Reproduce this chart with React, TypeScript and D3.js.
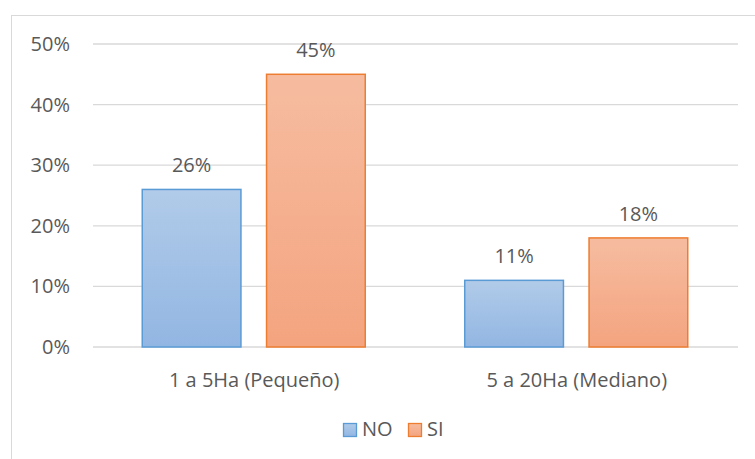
import React from "react";
import * as d3 from "d3";

const categories = ["1 a 5Ha (Pequeño)", "5 a 20Ha (Mediano)"];
const series = ["NO", "SI"];
const noValues = [0.26, 0.11];
const siValues = [0.45, 0.18];
const yTicks = [0, 0.1, 0.2, 0.3, 0.4, 0.5];

const width = 755;
const height = 459;
const margin = { top: 44, right: 17, bottom: 112, left: 93 };

const fills = ["url(#gradNo)", "url(#gradSi)"];
const strokes = ["#5b9bd5", "#ed7d31"];
const textColor = "#595959";
const font = "'Open Sans', sans-serif";
const fs = 20;

export default function App() {
  const x = d3
    .scaleBand<string>()
    .domain(categories)
    .range([margin.left, width - margin.right]);

  // two bars of ~100px with a ~23px gap per category
  const xInner = d3.scaleBand<string>().domain(series).range([0, 223]).paddingInner(0.206);

  const y = d3
    .scaleLinear()
    .domain([0, 0.5])
    .range([height - margin.bottom, margin.top]);

  const fmt = d3.format(".0%");
  const values = [noValues, siValues];

  return (
    <svg
      width={width}
      height={height}
      style={{ position: "absolute", left: 0, top: 0, fontFamily: font }}
    >
      <defs>
        <linearGradient id="gradNo" x1="0" y1="0" x2="0" y2="1">
          <stop offset="0%" stopColor="#b1cbe9" />
          <stop offset="100%" stopColor="#92b6e2" />
        </linearGradient>
        <linearGradient id="gradSi" x1="0" y1="0" x2="0" y2="1">
          <stop offset="0%" stopColor="#f6bca0" />
          <stop offset="100%" stopColor="#f4a47f" />
        </linearGradient>
      </defs>
      <rect x={11.5} y={15.5} width={760} height={460} fill="white" stroke="#d9d9d9" />

      {yTicks.map((t) => (
        <g key={t}>
          <line
            x1={margin.left}
            x2={width - margin.right}
            y1={y(t)}
            y2={y(t)}
            stroke="#d9d9d9"
            strokeWidth={1.3}
          />
          <text
            x={70}
            y={y(t)}
            dy="0.35em"
            textAnchor="end"
            fontSize={fs}
            fill={textColor}
          >
            {fmt(t)}
          </text>
        </g>
      ))}

      {categories.map((c, ci) => {
        const gx = (x(c) as number) + x.bandwidth() / 2 - 112;
        return (
          <g key={c}>
            {series.map((s, si) => {
              const v = values[si][ci];
              const bx = gx + (xInner(s) as number);
              return (
                <g key={s}>
                  <rect
                    x={bx}
                    y={y(v)}
                    width={xInner.bandwidth()}
                    height={y(0) - y(v)}
                    fill={fills[si]}
                    stroke={strokes[si]}
                    strokeWidth={1.5}
                  />
                  <text
                    x={bx + xInner.bandwidth() / 2}
                    y={y(v) - 17}
                    textAnchor="middle"
                    fontSize={fs}
                    fill={textColor}
                  >
                    {fmt(v)}
                  </text>
                </g>
              );
            })}
            <text
              x={(x(c) as number) + x.bandwidth() / 2}
              y={387}
              textAnchor="middle"
              fontSize={fs}
              fill={textColor}
            >
              {c}
            </text>
          </g>
        );
      })}

      <g>
        {series.map((s, si) => {
          const lx = si === 0 ? 343 : 408;
          return (
            <g key={s}>
              <rect
                x={lx + 0.5}
                y={423.5}
                width={13}
                height={13}
                fill={fills[si]}
                stroke={strokes[si]}
                strokeWidth={1.3}
              />
              <text x={lx + 19} y={436} fontSize={fs} fill={textColor}>
                {s}
              </text>
            </g>
          );
        })}
      </g>
    </svg>
  );
}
------------------------------
#### To do
Your task is to reproduce exactly the lines from the start of the data above through the line containing "const yTicks = [0, 0.1, 0.2, 0.3, 0.4, 0.5];", leaving every picture out.

#### Task result
Reproduce this chart with React, TypeScript and D3.js.
import React from "react";
import * as d3 from "d3";

const categories = ["1 a 5Ha (Pequeño)", "5 a 20Ha (Mediano)"];
const series = ["NO", "SI"];
const noValues = [0.26, 0.11];
const siValues = [0.45, 0.18];
const yTicks = [0, 0.1, 0.2, 0.3, 0.4, 0.5];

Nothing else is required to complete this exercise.